Bad for Hollywood can be good for niche films.

Rsz on the set of bushwick 3psd5izci4mx.jpg?ixlib=rails 2.1

It was a notoriously weak box office summer for Hollywood, not long after George Lucas and Steven Spielberg, perhaps eyeing weird rising YouTube stars, predicted the impending death of blockbusters. On the bright side, while big-budget tentpole films were failing, there were numerous little oddball movies—some making only a paltry few million dollars—which still made for an interesting year, as long as you were willing to hunt for the oddities.

One of the best ways to enjoy yourself was to be in a city big enough to get all the little weird films, such as New York, while being someone who enjoys niche films often set in smaller, more obscure regions (apologies to everyone in the hinterlands—I’m basically on your side). I saw and at least to some degree enjoyed all the films mentioned below, and not so many other people did.

The movie Bushwick sort of captured the urban/rural tension this summer. Right after the ill-fated racist rally in Charlottesville and during the big hurricane in Texas, this film depicted secessionist Texans invading the Bushwick neighborhood of Brooklyn, with fragile-seeming Brittany Snow and Guardians of the Galaxy’s mighty-seeming Dave Bautista fighting to escape. Perfect timing. Real stars. But only $68,000 at the box office (I’ll trust Wikipedia’s figures throughout here). I saw it, so the filmmakers should almost regard me as a “backer,” given the tiny haul. I’ve no regrets.

Ridiculous as that film’s lefty premise was, it may be more realistic than next year’s Purge prequel, which will depict an experimental early version of the Purge (a violent, government-sanctioned night when all crime is legal) taking place on a lawless Staten Island where people are paid to remain for the duration of the chaos.

But Bushwick is still a New York-centered film, I admit, whereas this weak-yet-interesting year also gave us things like Doug Liman’s Central American and Southern-set American Made, about CIA drug smuggling in the 1980s.
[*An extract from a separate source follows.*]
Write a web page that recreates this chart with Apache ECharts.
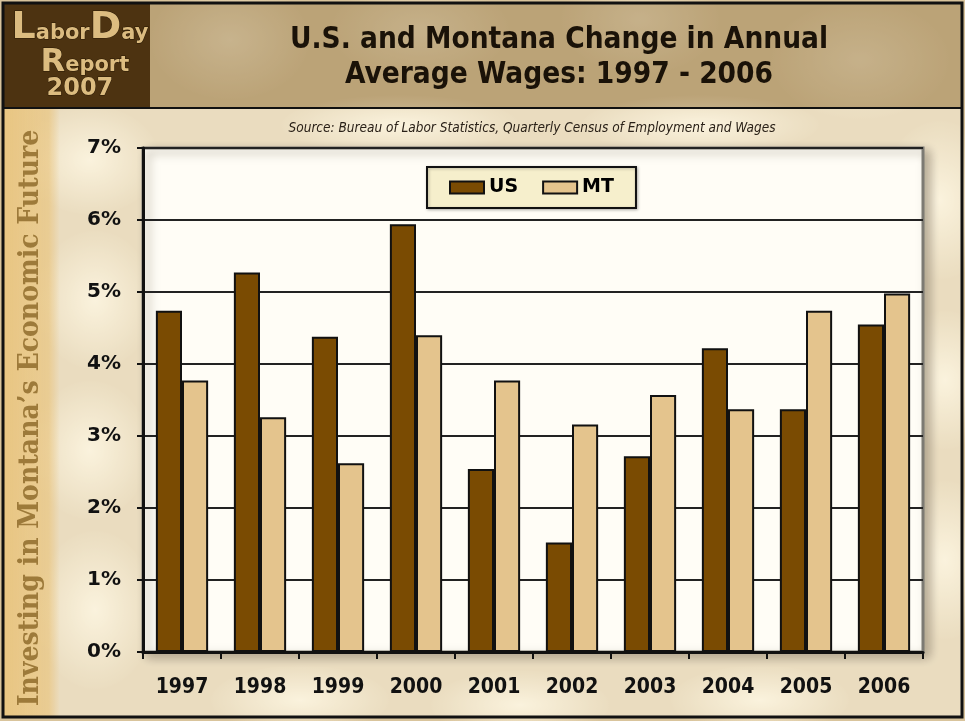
<!DOCTYPE html>
<html>
<head>
<meta charset="utf-8">
<script src="https://cdn.jsdelivr.net/npm/echarts@6/dist/echarts.min.js"></script>
<style>
  html, body { margin: 0; padding: 0; background: #fff; }
  #main {
    width: 965px; height: 721px;
    background-color: #d9c49c;
    background-image:
      radial-gradient(ellipse 70px 55px at 90px 160px, rgba(250,240,215,0.9), rgba(250,240,215,0) 100%),
      radial-gradient(ellipse 80px 60px at 230px 40px, rgba(245,232,205,0.7), rgba(245,232,205,0) 100%),
      radial-gradient(ellipse 90px 50px at 420px 30px, rgba(245,232,205,0.6), rgba(245,232,205,0) 100%),
      radial-gradient(ellipse 80px 55px at 640px 20px, rgba(245,232,205,0.6), rgba(245,232,205,0) 100%),
      radial-gradient(ellipse 90px 60px at 860px 60px, rgba(245,232,205,0.6), rgba(245,232,205,0) 100%),
      radial-gradient(ellipse 60px 80px at 940px 200px, rgba(250,240,215,0.9), rgba(250,240,215,0) 100%),
      radial-gradient(ellipse 55px 70px at 945px 380px, rgba(250,240,215,0.9), rgba(250,240,215,0) 100%),
      radial-gradient(ellipse 55px 80px at 945px 560px, rgba(250,240,215,0.9), rgba(250,240,215,0) 100%),
      radial-gradient(ellipse 60px 70px at 95px 300px, rgba(250,240,215,0.9), rgba(250,240,215,0) 100%),
      radial-gradient(ellipse 60px 70px at 90px 450px, rgba(250,240,215,0.9), rgba(250,240,215,0) 100%),
      radial-gradient(ellipse 60px 80px at 95px 610px, rgba(250,240,215,0.9), rgba(250,240,215,0) 100%),
      radial-gradient(ellipse 90px 35px at 300px 700px, rgba(250,240,215,0.9), rgba(250,240,215,0) 100%),
      radial-gradient(ellipse 90px 35px at 520px 705px, rgba(250,240,215,0.9), rgba(250,240,215,0) 100%),
      radial-gradient(ellipse 90px 35px at 760px 700px, rgba(250,240,215,0.9), rgba(250,240,215,0) 100%),
      radial-gradient(ellipse 120px 30px at 400px 125px, rgba(250,240,215,0.9), rgba(250,240,215,0) 100%),
      radial-gradient(ellipse 120px 30px at 700px 125px, rgba(250,240,215,0.9), rgba(250,240,215,0) 100%);
  }
</style>
</head>
<body>
<div id="main"></div>
<script>
  // values (percent change)
  var years = ['1997', '1998', '1999', '2000', '2001', '2002', '2003', '2004', '2005', '2006'];
  var usValues = [4.74, 5.27, 4.38, 5.94, 2.54, 1.52, 2.72, 4.22, 3.37, 4.55];
  var mtValues = [3.77, 3.26, 2.62, 4.40, 3.77, 3.16, 3.57, 3.37, 4.74, 4.98];
  var seriesNames = ['US', 'MT'];
  var yMin = 0, yMax = 7, yStep = 1;

  var usColor = '#7a4b02';
  var mtColor = '#e4c48d';
  var narrow = "'DejaVu Sans Condensed', sans-serif";
  var logoTan = '#dcbc80';

  var chart = echarts.init(document.getElementById('main'), null, { renderer: 'canvas' });

  var option = {
    animation: false,
    backgroundColor: 'transparent',
    graphic: [
      // header band
      { type: 'rect', z: 0, shape: { x: 150, y: 4, width: 812, height: 104 },
        style: { fill: 'rgba(140,110,60,0.38)' } },
      // body wash
      { type: 'rect', z: 0, shape: { x: 4, y: 109, width: 958, height: 608 },
        style: { fill: 'rgba(255,250,235,0.45)' } },
      // left strip
      { type: 'rect', z: 0, shape: { x: 4, y: 109, width: 56, height: 608 },
        style: { fill: new echarts.graphic.LinearGradient(0, 0, 1, 0, [
          { offset: 0, color: 'rgba(232,190,110,0.75)' },
          { offset: 0.8, color: 'rgba(232,190,110,0.55)' },
          { offset: 1, color: 'rgba(232,190,110,0)' }
        ]) } },
      // logo box
      { type: 'rect', z: 1, shape: { x: 4, y: 4, width: 146, height: 104 },
        style: { fill: '#4d3311' } },
      { type: 'text', z: 2, left: 11, top: 9,
        style: {
          text: '{b|L}{s|abor}{b|D}{s|ay}',
          rich: {
            b: { fontSize: 38, fontWeight: 'bold', fontFamily: 'DejaVu Sans', fill: logoTan, stroke: '#2a1a05', lineWidth: 1 },
            s: { fontSize: 21, fontWeight: 'bold', fontFamily: 'DejaVu Sans', fill: logoTan, stroke: '#2a1a05', lineWidth: 1, verticalAlign: 'bottom', padding: [0, 0, 3, 0] }
          }
        } },
      { type: 'text', z: 2, left: 40, top: 46,
        style: {
          text: '{b|R}{s|eport}',
          rich: {
            b: { fontSize: 32, fontWeight: 'bold', fontFamily: 'DejaVu Sans', fill: logoTan, stroke: '#2a1a05', lineWidth: 1 },
            s: { fontSize: 21, fontWeight: 'bold', fontFamily: 'DejaVu Sans', fill: logoTan, stroke: '#2a1a05', lineWidth: 1, verticalAlign: 'bottom', padding: [0, 0, 2, 0] }
          }
        } },
      { type: 'text', z: 2, left: 46, top: 76,
        style: { text: '2007', fontSize: 24, fontWeight: 'bold', fontFamily: 'DejaVu Sans', fill: logoTan, stroke: '#2a1a05', lineWidth: 1 } },
      // header bottom line
      { type: 'rect', z: 2, shape: { x: 4, y: 107, width: 958, height: 2 }, style: { fill: '#111' } },
      // title
      { type: 'text', z: 3, x: 559, y: 40,
        style: { text: 'U.S. and Montana Change in Annual', fontSize: 29.5, fontWeight: 'bold',
          fontFamily: narrow, fill: '#1a1208', align: 'center', verticalAlign: 'middle' } },
      { type: 'text', z: 3, x: 559, y: 75,
        style: { text: 'Average Wages: 1997 - 2006', fontSize: 29.5, fontWeight: 'bold',
          fontFamily: narrow, fill: '#1a1208', align: 'center', verticalAlign: 'middle' } },
      // source
      { type: 'text', z: 3, x: 532, y: 128,
        style: { text: 'Source: Bureau of Labor Statistics, Quarterly Census of Employment and Wages',
          fontSize: 13.5, fontStyle: 'italic', fontFamily: narrow, fill: '#2a2118',
          align: 'center', verticalAlign: 'middle' } },
      // vertical side text
      { type: 'text', z: 3, x: 31, y: 418, rotation: Math.PI / 2,
        style: { text: 'Investing in Montana\u2019s Economic Future', fontSize: 28, fontWeight: 'bold',
          fontFamily: 'DejaVu Serif Condensed', fill: '#9d7a3a', align: 'center', verticalAlign: 'middle' } },
      // outer frame
      { type: 'rect', z: 10, shape: { x: 3, y: 3, width: 959, height: 714 },
        style: { fill: 'none', stroke: '#111', lineWidth: 3 } }
    ],
    legend: {
      data: seriesNames,
      left: 427, top: 167,
      width: 214, height: 36,
      padding: [11, 22, 11, 22],
      itemGap: 24,
      itemWidth: 34, itemHeight: 12,
      icon: 'rect',
      backgroundColor: '#f6efcc',
      borderColor: '#111', borderWidth: 2,
      shadowColor: 'rgba(0,0,0,0.25)', shadowBlur: 3, shadowOffsetX: 1, shadowOffsetY: 1,
      textStyle: { fontSize: 19, fontWeight: 'bold', fontFamily: 'DejaVu Sans', color: '#000' },
      itemStyle: { borderColor: '#111', borderWidth: 2 }
    },
    grid: {
      left: 143, right: 42, top: 148, bottom: 69,
      show: true, backgroundColor: '#ffffff',
      borderColor: '#111', borderWidth: 3,
      shadowColor: 'rgba(40,25,5,0.6)', shadowBlur: 10, shadowOffsetX: 5, shadowOffsetY: 4
    },
    xAxis: {
      type: 'category',
      data: years,
      boundaryGap: true,
      axisLine: { lineStyle: { color: '#111', width: 3 } },
      axisTick: { show: true, interval: 0, length: 7, inside: false, lineStyle: { color: '#111', width: 2 } },
      axisLabel: { interval: 0, margin: 25, fontSize: 21, fontWeight: 'bold', fontFamily: narrow, color: '#111' },
      splitLine: { show: false }
    },
    yAxis: {
      type: 'value',
      min: yMin, max: yMax, interval: yStep,
      axisLine: { show: true, lineStyle: { color: '#111', width: 3 } },
      axisTick: { show: true, length: 6, lineStyle: { color: '#111', width: 2 } },
      axisLabel: { formatter: '{value}%', margin: 22, fontSize: 20, fontWeight: 'bold', fontFamily: 'DejaVu Sans', color: '#111' },
      splitLine: { show: true, lineStyle: { color: '#222', width: 2 } }
    },
    series: [
      {
        name: seriesNames[0], type: 'bar', data: usValues,
        barGap: '0%', barCategoryGap: '33%',
        itemStyle: { color: usColor, borderColor: '#111', borderWidth: 2 }
      },
      {
        name: seriesNames[1], type: 'bar', data: mtValues,
        barGap: '0%', barCategoryGap: '33%',
        itemStyle: { color: mtColor, borderColor: '#111', borderWidth: 2 }
      }
    ]
  };

  chart.setOption(option);
</script>
</body>
</html>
Liman’s dad was the investigating counsel for the Iran-Contra hearings, so you can understand Liman being very skeptical about covert operations. With Tom Cruise in it, the film did better than most of the indie-feeling things I saw, but it still only made $120 million, dinky by Cruise standards and only about twice the film’s budget.

I’m only reluctantly drawn to conspiracy theories, so I will assume it’s sheer coincidence that two people died on the set of the film on Sept. 11 in 2015, delaying the film’s release.

A very San Francisco-oriented documentary about punk music graced theaters in the form of Turn It Around, which depicted numerous bands and record industry execs such as Lawrence Livermore back in the days when they all longed for community and feared Reagan would nuke the world, and which I happened to see just after reaching the page about East Bay punks protesting the Lawrence Livermore nuclear research facility in the book on Direct Action protests I was reading. This film has made only $70,000 and doesn’t even have a Wikipedia page.

Another charming fringe-meets-big-city film out this past summer was Brigsby Bear, which rather sweetly combined indie sensibilities with a very Hollywood plot (and fey hipster aesthetics with nerd sci-fi aesthetics). It depicts a young man raised in a fallout shelter realizing that no one but him has ever seen the TV series his parents were making to keep him entertained in the shelter all these years, a show he still loves despite the massive deception involved. Despite the humor, a SNL veteran in the lead, and aiming for our hyper-mediated modern hearts, it made only half a million.

Valerian is in a different league, niche only in the sense that it adapted a very French sci-fi comic instead of the usual American fare. That would be a noble thing to do had it not involved an American-sized $200 million budget and been too visually frenetic and emotionally shallow to inspire l’amour, barely earning back its production budget, which is a disaster by movie financial standards.

The math on Wind River, a drama about crime on the Native American reservation by that name in Wyoming, is better: about $40 million on a mere $11 million budget, with a fine performance by Jeremy Renner but with FBI agent Elizabeth Olsen seeming about as fragile and out of place as, well, Brittany Snow in war-torn Bushwick. It’s odd that Olsen seemed more convincing as a witch with probability-altering powers in the Avengers movies.

If box office that quadruples your budget is a sign of success, the Turkish documentary about cats called Kedi also did well at $4 million vs. $1 million. It can’t have been easy following all those cats through back alleys, though in a port city you can predict they’ll seek fish eventually.

Speaking of animals, I did not much enjoy the short theatrical release of the first two hours of Marvel’s new TV series Inhumans, but like many who’ve seen the show (including we few who saw it in theaters, pulling in about $3 million) I do like the teleporting giant bulldog character Lockjaw, who lives on the moon. Lockjaw is a good boy and deserves to be in a good show. Maybe he can be spun off or can cameo in something better. Marvel CEO Isaac Perlmutter, by contrast, is a bad boy and should probably leave the theatrical releases to Marvel Studios head Kevin Feige, who plainly knows what he’s doing.

There’s such a thin line sometimes between the gleaming lunar regolith and the obscurity of the dark side, and I can’t help liking the things that sit close to that weird division.